Nel giorno della Festa della Donna il mainstream celebra la ricandidatura di Ursula Von der Leyen, Presidente uscente della Commissione europea, che è stata confermata dal suo schieramento. Da Bucarest la conferma del Ppe a von der Leyen.
L’intenzione di candidarsi per il secondo mandato era già stata resa nota lo scorso 19 febbraio, ma mancava il via libera del Partito popolare europeo riunito a congresso a Bucarest. Così con 400 sì, 89 no e 10 voti ritenuti validi, la 65enne ex ministro di famiglia, lavoro e difesa in diversi governi di Angela Merkel ha ottenuto la propria investitura. Un plebiscito, si direbbe, se i delegati aventi diritto al voto non fossero stati ben 801.

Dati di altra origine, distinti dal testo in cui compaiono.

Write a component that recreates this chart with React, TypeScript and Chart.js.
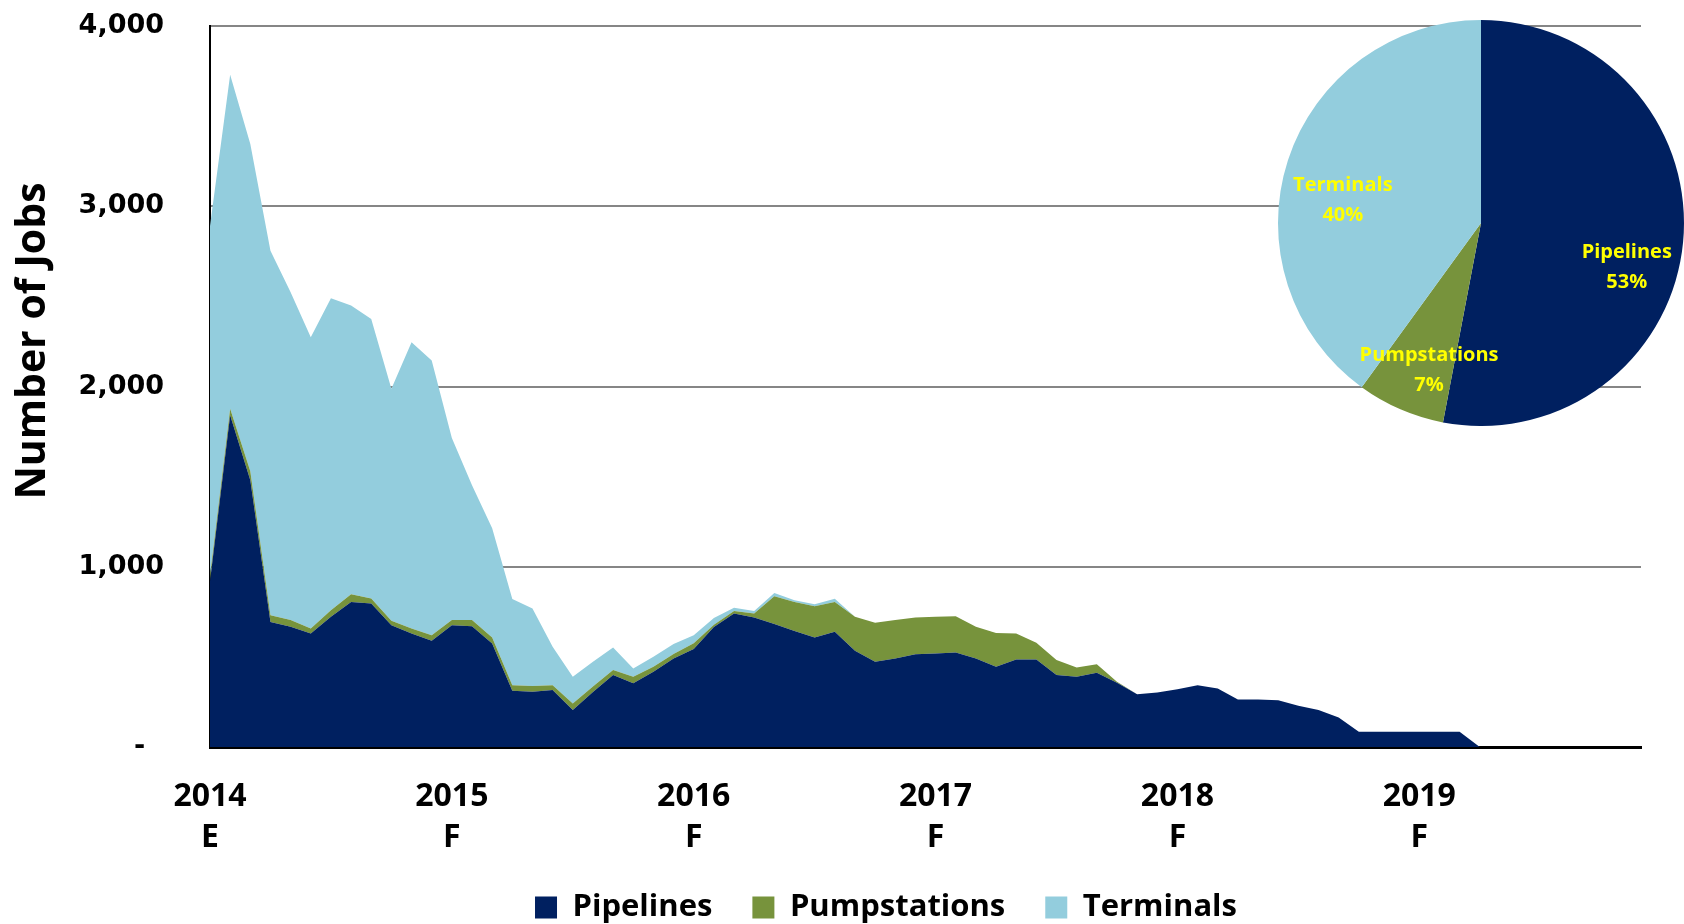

Oltre all’assenza della metà dei votanti, che di per sé sarebbe preoccupante per una qualsivoglia leadership salda, ci sono ben 89 voti contrari, dietro ai quali non c’è al momento un gruppo ufficializzato, anche se i sospetti ricadono su una parte della CDU, dove Von der Leyen ha dei franchi tiratori, poi i popolari del Nord europa che non sono convinti delle politiche ambientali ed i Republicains francesi, che vedono in lei la rappresentante di un’Europa tecnocratica sostenuta da Macron.
“Nonostante le sue qualità, Ursula von der Leyen è stata messa in minoranza dal suo stesso partito. La vera domanda ora: è possibile (ri)affidare la gestione dell’Europa al Ppe per altri 5 anni, o 25 anni consecutivi? Lo stesso Ppe non sembra credere nella sua candidata”.

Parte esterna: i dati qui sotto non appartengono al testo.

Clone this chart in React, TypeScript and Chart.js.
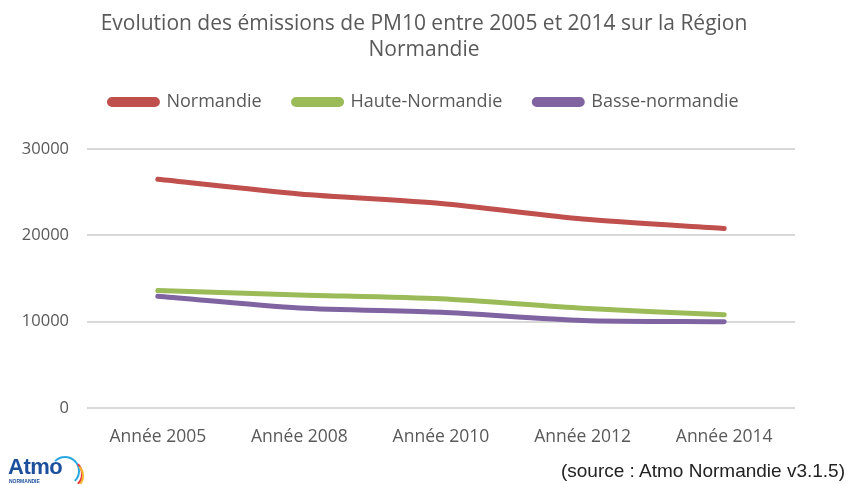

Così ha twittato il commissario Ue per il Mercato unico, il liberale Thierry Breton, commentando la candidatura della presidente della Commissione europea al secondo mandato. (da BYOBLU24)
Il partito popolare europeo (Ppe) è un’accozzaglia di correnti politiche assai poco chiara e credibile. Sembra fatto apposta per politicizzare l’incertezza storica sulle prospettive future dell’Unione europea. Non ci capisco niente! Credo fermamente nell’Europa, ma mi spaventa consegnarla ulteriormente nelle mani di chi ne incarna, pur con eleganza e stile, una visione minimalista e tatticista ben lontana da quella dei suoi pionieri.
La ricandidatura della Von der Leyen sembra la semplice riproposizione di un Europa vocata al tirare a campare e alla irrilevanza internazionale. C’è poco da fare l’unica forza politica in grado di dare un minimo di spinta alla Ue sarebbe in teoria la socialdemocrazia, pur con tutti i suoi limiti, difetti ed equivoci. Purtroppo il voto fino ad ora non ha premiato i socialisti e allora, per frenare le minacciose onde di una destra antieuropea, ci si è barricati dietro un’alleanza larga ma debole tra Ppe e Psoe, che sembra fatta apposta per salvare la Ue, mettendola sotto il letto degli equilibrismi economici, delle indifferenze sociali e delle invadenze burocratiche.
Le speranze riposte (anche da me) in una donna, Ursula Von der Leyen, che potesse coraggiosamente sganciare la Ue dagli schemi-prigione in cui è rinchiusa, sono rimaste deluse: non siamo andati oltre gli accattivanti sorrisi e le buone maniere (non è poco per una politica sempre più incattivita e sgarbata, ma è poco per una politica che tocchi nel vivo dei problemi della gente).
Le forze politiche dei vari Stati non riescono a puntare sulle istituzioni europee, sono tutte troppo legate a visioni nazionali se non addirittura nazionaliste. A parole tutti credono all’Europa, salvo fregarsene altamente nelle loro scelte concrete. Non vedo profilarsi alcun vento di novità in vista delle ormai imminenti elezioni europee. Anzi, sento aria di reflusso sovranista e populista, se non addirittura di destra estrema, che mi spaventa.
Alle due ultime consultazioni elettorali europee, se ben ricordo ho votato per i “Verdi”, l’unica forza politica che ha e che dà un’idea di modernità ecologica associata alla visione movimentista dell’Europa dei popoli, pur tra qualche velleitarismo e schematismo. In Italia i Verdi hanno ben poca consistenza, ma occorre guardare più in largo. Vedrò se insistere in questa opzione o se puntare tutto sulla politica in senso stretto, votando i socialisti, in Italia rappresentati dal PD, sperando magari che questo debole partito italiano possa prendere un brodo a livello europeo (“la sperànsa di mälvestì ca faga un bón invèron”).